_EXERCISE MATERIAL_
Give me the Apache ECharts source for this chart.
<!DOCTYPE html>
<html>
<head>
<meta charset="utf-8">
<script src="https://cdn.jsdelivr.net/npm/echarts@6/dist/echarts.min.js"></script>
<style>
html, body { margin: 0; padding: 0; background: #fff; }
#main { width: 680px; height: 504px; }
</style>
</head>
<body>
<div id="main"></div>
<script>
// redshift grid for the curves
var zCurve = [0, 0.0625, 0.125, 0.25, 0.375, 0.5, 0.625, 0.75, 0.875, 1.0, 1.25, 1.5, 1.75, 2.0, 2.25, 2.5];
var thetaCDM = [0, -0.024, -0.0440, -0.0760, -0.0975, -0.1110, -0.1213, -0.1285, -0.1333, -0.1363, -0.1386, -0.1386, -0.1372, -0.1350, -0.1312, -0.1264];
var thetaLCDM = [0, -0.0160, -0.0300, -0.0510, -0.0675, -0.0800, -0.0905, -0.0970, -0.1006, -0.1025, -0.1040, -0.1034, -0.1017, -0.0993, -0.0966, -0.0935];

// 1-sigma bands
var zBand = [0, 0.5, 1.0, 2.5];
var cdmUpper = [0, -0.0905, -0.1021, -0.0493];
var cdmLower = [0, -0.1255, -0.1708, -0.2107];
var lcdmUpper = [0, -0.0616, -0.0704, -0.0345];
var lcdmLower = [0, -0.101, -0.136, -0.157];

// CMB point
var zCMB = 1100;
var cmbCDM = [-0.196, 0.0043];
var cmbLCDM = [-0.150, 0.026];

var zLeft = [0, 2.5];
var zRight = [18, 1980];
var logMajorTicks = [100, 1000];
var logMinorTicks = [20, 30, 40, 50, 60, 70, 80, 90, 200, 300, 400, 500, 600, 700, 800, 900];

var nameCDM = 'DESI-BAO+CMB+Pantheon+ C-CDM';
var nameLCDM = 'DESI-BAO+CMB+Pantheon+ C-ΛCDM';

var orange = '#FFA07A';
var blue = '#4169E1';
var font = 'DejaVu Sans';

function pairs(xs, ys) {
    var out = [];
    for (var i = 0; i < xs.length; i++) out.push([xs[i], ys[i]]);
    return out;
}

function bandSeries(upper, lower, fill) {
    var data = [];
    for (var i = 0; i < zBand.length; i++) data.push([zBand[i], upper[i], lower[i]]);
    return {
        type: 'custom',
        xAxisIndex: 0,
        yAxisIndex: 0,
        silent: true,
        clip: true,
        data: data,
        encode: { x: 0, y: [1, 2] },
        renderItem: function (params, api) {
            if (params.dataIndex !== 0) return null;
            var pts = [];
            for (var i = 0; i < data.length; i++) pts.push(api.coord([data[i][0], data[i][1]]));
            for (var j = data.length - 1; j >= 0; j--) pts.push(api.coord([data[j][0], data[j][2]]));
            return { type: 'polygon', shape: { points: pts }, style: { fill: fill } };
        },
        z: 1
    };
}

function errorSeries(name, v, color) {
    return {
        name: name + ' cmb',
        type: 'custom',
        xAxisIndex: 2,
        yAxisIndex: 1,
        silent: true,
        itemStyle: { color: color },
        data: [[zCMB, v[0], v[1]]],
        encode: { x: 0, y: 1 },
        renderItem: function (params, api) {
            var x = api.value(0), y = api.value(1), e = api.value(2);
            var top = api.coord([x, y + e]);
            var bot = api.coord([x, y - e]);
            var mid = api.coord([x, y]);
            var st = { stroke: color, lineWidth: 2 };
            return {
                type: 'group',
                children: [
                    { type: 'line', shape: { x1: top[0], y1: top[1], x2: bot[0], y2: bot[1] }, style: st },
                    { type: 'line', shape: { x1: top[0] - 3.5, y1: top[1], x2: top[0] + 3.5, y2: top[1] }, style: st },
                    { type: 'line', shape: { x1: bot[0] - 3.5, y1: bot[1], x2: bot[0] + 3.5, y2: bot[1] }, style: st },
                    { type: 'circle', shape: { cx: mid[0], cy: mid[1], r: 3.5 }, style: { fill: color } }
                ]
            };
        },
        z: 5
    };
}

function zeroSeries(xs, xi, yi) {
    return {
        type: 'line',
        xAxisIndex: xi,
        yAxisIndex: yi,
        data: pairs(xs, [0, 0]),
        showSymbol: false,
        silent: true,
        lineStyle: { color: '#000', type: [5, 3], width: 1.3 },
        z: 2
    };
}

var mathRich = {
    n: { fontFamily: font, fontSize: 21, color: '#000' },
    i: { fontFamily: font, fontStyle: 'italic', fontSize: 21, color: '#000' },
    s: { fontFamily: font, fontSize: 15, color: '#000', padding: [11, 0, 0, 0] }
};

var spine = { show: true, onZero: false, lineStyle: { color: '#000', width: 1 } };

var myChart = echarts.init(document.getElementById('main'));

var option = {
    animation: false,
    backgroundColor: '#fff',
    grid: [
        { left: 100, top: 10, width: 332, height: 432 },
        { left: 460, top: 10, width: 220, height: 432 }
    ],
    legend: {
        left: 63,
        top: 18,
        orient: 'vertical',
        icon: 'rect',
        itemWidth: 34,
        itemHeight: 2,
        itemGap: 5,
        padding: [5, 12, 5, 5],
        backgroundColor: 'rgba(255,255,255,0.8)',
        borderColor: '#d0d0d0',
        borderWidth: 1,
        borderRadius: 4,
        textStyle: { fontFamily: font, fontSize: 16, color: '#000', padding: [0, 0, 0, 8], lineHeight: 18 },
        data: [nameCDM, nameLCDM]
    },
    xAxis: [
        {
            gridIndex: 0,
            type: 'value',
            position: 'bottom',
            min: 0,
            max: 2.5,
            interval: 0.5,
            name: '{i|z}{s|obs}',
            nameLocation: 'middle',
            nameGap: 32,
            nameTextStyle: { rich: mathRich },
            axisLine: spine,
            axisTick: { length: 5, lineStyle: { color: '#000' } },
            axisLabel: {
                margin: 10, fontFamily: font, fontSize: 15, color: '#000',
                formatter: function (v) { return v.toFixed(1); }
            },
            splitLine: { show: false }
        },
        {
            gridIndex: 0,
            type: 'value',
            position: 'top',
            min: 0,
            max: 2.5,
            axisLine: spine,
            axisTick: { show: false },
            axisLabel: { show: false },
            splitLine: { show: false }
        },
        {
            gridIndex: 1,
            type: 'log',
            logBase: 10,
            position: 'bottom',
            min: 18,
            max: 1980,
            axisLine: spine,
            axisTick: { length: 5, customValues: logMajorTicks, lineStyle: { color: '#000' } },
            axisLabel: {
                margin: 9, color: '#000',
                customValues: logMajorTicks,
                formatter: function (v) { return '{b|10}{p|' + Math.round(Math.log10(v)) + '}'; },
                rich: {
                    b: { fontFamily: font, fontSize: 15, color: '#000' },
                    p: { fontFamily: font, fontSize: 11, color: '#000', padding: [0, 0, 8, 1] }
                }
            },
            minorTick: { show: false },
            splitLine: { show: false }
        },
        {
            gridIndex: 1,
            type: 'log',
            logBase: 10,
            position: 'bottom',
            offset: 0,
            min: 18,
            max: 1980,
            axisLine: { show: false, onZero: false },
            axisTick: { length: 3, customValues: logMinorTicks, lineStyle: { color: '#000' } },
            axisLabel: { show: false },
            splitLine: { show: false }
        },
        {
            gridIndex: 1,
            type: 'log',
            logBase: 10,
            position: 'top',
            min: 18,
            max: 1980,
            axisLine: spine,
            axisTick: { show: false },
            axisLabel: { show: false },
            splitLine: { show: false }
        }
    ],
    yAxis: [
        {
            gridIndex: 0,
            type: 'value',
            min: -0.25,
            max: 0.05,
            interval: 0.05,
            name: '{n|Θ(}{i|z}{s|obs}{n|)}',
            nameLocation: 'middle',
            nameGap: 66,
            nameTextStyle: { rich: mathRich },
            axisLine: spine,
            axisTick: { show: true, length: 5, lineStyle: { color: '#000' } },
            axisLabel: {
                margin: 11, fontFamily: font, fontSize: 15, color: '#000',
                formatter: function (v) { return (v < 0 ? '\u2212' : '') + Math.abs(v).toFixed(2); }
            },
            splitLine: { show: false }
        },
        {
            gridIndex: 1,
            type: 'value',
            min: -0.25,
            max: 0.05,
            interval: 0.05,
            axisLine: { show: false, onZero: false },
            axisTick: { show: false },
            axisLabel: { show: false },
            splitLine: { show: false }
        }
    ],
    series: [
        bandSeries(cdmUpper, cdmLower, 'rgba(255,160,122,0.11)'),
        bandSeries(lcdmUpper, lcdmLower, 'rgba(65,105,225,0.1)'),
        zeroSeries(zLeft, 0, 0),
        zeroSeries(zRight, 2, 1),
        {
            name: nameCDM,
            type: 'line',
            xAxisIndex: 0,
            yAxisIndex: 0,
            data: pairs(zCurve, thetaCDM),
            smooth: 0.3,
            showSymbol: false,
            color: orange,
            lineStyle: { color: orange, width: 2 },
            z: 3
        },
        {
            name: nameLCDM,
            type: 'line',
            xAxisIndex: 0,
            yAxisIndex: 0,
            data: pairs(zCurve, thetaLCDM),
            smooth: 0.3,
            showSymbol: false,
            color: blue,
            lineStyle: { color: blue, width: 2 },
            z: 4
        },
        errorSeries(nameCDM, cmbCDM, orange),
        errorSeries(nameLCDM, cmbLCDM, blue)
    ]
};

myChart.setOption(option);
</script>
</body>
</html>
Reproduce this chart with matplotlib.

_WHAT IS EXPECTED_
Quote the records above from their first line through the line containing "var font = 'DejaVu Sans';", both ends included.

_RESULT OF THE EXERCISE_
Give me the Apache ECharts source for this chart.
<!DOCTYPE html>
<html>
<head>
<meta charset="utf-8">
<script src="https://cdn.jsdelivr.net/npm/echarts@6/dist/echarts.min.js"></script>
<style>
html, body { margin: 0; padding: 0; background: #fff; }
#main { width: 680px; height: 504px; }
</style>
</head>
<body>
<div id="main"></div>
<script>
// redshift grid for the curves
var zCurve = [0, 0.0625, 0.125, 0.25, 0.375, 0.5, 0.625, 0.75, 0.875, 1.0, 1.25, 1.5, 1.75, 2.0, 2.25, 2.5];
var thetaCDM = [0, -0.024, -0.0440, -0.0760, -0.0975, -0.1110, -0.1213, -0.1285, -0.1333, -0.1363, -0.1386, -0.1386, -0.1372, -0.1350, -0.1312, -0.1264];
var thetaLCDM = [0, -0.0160, -0.0300, -0.0510, -0.0675, -0.0800, -0.0905, -0.0970, -0.1006, -0.1025, -0.1040, -0.1034, -0.1017, -0.0993, -0.0966, -0.0935];

// 1-sigma bands
var zBand = [0, 0.5, 1.0, 2.5];
var cdmUpper = [0, -0.0905, -0.1021, -0.0493];
var cdmLower = [0, -0.1255, -0.1708, -0.2107];
var lcdmUpper = [0, -0.0616, -0.0704, -0.0345];
var lcdmLower = [0, -0.101, -0.136, -0.157];

// CMB point
var zCMB = 1100;
var cmbCDM = [-0.196, 0.0043];
var cmbLCDM = [-0.150, 0.026];

var zLeft = [0, 2.5];
var zRight = [18, 1980];
var logMajorTicks = [100, 1000];
var logMinorTicks = [20, 30, 40, 50, 60, 70, 80, 90, 200, 300, 400, 500, 600, 700, 800, 900];

var nameCDM = 'DESI-BAO+CMB+Pantheon+ C-CDM';
var nameLCDM = 'DESI-BAO+CMB+Pantheon+ C-ΛCDM';

var orange = '#FFA07A';
var blue = '#4169E1';
var font = 'DejaVu Sans';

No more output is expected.